■ WHAT YOU ARE ASKED TO DO
Search the material for "this" and show all lines that contain it.

⟨

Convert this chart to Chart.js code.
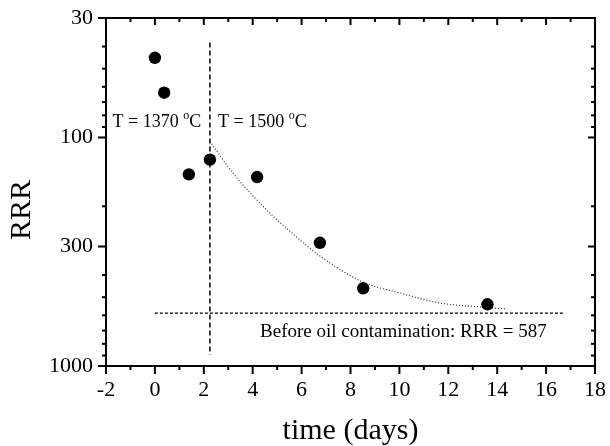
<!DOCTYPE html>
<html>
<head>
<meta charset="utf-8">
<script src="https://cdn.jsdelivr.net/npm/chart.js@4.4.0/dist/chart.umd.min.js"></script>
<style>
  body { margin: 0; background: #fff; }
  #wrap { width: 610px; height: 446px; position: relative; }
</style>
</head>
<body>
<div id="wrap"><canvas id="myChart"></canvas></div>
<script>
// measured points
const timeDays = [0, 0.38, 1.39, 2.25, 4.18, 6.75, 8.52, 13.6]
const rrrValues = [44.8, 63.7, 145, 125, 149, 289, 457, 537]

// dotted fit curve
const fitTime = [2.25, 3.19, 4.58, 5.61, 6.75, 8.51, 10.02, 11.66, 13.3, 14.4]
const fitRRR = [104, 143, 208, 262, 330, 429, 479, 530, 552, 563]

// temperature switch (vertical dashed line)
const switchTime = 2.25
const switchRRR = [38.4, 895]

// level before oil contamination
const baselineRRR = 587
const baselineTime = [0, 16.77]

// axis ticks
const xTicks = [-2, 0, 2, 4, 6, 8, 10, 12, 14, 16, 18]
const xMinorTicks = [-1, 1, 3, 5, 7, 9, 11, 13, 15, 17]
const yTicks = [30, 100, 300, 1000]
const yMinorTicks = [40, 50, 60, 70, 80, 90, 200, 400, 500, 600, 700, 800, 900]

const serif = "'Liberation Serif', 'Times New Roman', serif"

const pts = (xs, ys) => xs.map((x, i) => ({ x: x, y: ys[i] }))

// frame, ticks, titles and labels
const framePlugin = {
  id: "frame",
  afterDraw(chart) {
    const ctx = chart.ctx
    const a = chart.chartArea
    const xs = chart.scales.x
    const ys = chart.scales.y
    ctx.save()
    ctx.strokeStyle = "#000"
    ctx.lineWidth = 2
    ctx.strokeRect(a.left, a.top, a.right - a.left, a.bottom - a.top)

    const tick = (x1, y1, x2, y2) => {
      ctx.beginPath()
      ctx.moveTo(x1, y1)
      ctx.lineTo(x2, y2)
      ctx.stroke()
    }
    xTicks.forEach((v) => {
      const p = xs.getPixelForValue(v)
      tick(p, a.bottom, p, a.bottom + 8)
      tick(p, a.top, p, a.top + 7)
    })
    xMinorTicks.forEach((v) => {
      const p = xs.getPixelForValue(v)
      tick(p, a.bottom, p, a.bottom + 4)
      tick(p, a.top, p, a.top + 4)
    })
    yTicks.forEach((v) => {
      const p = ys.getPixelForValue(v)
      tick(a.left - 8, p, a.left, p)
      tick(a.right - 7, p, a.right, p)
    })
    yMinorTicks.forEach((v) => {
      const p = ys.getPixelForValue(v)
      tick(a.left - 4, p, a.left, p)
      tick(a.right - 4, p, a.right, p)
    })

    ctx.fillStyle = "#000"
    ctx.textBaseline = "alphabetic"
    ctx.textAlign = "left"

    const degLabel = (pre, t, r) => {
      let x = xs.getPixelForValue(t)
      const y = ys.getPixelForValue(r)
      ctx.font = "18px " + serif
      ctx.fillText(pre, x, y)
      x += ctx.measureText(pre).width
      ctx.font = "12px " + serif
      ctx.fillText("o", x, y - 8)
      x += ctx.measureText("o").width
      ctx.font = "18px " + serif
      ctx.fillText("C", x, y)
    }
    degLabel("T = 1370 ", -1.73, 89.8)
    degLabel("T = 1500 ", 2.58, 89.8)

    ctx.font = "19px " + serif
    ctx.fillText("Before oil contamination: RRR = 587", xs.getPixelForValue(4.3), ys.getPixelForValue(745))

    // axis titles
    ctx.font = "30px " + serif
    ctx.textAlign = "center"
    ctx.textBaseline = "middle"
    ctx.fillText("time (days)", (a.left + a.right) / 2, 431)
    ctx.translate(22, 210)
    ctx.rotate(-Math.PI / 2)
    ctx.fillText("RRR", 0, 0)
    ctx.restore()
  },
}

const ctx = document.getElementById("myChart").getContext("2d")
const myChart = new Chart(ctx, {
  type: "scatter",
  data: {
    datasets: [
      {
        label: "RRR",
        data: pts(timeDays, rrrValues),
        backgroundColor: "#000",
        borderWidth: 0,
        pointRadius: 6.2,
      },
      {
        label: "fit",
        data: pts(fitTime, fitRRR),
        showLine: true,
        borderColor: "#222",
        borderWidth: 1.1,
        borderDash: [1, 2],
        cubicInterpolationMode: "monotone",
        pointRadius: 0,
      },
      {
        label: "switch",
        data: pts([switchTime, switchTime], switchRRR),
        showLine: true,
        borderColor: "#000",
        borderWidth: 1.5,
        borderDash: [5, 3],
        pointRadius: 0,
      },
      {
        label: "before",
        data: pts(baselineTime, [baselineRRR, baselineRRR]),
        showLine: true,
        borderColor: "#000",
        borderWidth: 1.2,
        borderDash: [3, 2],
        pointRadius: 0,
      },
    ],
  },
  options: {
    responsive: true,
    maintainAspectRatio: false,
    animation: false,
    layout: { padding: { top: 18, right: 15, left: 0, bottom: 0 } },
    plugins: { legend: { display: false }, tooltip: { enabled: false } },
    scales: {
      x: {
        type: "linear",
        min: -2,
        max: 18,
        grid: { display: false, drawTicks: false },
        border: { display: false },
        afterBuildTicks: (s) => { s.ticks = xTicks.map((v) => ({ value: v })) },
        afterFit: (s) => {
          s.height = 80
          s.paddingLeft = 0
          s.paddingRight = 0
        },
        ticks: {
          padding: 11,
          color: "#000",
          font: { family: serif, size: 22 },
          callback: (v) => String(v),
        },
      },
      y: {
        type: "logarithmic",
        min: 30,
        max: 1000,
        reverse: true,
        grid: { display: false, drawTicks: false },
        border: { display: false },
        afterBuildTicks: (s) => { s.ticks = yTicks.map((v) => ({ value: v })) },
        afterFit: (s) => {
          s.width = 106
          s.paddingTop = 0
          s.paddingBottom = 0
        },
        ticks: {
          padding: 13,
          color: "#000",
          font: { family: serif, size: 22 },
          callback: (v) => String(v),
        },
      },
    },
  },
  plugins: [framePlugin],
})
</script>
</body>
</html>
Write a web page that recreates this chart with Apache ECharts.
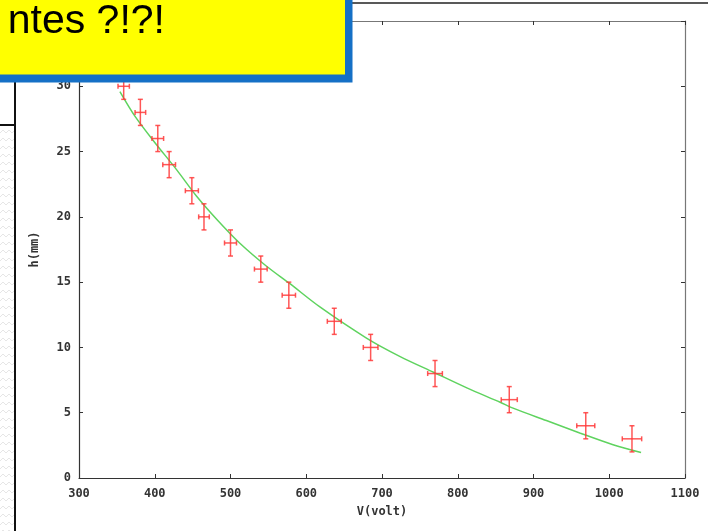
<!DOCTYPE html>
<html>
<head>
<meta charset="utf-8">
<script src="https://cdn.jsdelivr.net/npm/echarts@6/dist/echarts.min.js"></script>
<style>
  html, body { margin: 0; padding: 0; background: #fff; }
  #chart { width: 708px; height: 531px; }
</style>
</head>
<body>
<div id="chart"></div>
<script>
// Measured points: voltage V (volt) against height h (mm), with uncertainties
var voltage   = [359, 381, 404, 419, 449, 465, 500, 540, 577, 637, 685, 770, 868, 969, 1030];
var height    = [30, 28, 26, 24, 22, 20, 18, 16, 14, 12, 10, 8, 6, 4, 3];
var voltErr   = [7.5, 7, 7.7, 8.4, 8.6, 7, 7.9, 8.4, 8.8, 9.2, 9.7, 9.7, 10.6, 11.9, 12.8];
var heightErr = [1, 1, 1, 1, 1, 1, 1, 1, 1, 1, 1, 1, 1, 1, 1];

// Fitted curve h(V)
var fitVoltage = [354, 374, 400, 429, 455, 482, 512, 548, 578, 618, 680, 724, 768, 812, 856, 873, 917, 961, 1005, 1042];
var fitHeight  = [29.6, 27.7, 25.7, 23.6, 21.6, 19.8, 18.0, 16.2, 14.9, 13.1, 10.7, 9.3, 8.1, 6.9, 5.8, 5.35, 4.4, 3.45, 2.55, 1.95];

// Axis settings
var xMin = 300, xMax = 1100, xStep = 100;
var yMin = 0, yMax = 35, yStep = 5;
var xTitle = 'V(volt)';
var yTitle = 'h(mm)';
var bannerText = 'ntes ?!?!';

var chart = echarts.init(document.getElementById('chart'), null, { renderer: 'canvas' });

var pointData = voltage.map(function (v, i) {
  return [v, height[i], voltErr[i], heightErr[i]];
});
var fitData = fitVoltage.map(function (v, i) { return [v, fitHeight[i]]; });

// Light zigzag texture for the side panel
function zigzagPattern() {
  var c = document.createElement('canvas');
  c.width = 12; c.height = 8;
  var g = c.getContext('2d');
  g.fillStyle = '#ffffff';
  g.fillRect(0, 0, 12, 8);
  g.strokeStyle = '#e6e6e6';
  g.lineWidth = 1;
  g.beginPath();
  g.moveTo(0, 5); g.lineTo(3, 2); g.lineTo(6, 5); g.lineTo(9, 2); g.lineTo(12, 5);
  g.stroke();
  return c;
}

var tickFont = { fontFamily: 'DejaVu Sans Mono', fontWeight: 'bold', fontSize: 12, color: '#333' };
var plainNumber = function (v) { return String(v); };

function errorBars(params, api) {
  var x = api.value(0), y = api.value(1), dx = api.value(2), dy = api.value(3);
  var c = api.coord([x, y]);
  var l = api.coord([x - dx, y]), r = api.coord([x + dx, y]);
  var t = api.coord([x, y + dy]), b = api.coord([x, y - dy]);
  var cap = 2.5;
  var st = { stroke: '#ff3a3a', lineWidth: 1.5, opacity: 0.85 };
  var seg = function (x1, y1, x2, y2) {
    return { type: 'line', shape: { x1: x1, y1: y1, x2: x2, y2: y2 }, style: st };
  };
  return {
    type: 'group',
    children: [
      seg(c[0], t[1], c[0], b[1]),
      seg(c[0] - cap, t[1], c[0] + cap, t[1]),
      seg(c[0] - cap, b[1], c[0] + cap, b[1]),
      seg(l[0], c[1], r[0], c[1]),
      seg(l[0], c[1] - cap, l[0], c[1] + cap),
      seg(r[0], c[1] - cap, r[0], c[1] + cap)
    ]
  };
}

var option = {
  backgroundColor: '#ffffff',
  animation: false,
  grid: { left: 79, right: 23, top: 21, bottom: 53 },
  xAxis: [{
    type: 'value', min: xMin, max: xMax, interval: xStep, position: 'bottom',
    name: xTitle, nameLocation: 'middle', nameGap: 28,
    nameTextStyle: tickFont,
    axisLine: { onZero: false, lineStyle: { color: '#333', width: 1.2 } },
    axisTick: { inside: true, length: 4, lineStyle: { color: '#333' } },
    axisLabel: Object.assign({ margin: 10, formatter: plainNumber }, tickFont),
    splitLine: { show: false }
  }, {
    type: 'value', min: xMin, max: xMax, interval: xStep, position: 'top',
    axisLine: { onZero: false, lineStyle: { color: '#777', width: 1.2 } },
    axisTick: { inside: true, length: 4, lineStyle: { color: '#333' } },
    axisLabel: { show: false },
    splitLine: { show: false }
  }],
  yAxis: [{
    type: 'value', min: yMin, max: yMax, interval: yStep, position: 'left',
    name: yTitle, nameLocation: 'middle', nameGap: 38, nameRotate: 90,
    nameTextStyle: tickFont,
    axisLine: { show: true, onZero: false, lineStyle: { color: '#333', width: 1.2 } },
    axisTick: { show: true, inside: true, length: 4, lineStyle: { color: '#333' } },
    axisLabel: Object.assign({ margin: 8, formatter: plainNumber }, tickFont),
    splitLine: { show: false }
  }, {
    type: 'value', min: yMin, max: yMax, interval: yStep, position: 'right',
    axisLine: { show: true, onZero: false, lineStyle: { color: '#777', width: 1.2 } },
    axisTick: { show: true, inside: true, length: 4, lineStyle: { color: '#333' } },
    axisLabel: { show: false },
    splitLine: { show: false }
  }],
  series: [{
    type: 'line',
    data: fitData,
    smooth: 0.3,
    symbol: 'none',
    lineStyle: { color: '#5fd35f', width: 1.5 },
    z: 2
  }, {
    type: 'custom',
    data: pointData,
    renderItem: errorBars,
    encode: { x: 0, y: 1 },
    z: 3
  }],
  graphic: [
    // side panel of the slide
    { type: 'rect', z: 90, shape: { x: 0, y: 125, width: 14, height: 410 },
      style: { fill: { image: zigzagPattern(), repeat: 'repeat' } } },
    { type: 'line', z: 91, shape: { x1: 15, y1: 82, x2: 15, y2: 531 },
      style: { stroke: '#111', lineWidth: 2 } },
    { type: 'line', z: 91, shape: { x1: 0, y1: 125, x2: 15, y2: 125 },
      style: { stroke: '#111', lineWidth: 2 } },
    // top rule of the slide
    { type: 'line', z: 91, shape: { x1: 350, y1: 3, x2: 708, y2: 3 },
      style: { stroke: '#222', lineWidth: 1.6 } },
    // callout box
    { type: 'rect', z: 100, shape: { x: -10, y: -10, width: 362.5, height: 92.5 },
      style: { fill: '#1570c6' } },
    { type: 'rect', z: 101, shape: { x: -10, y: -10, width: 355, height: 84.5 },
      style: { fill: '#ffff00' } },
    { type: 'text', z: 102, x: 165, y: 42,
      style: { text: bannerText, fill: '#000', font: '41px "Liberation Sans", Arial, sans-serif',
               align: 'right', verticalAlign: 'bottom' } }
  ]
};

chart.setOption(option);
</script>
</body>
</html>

⟩

■ TASK OUTPUT
Convert this chart to Chart.js code.
Write a web page that recreates this chart with Apache ECharts.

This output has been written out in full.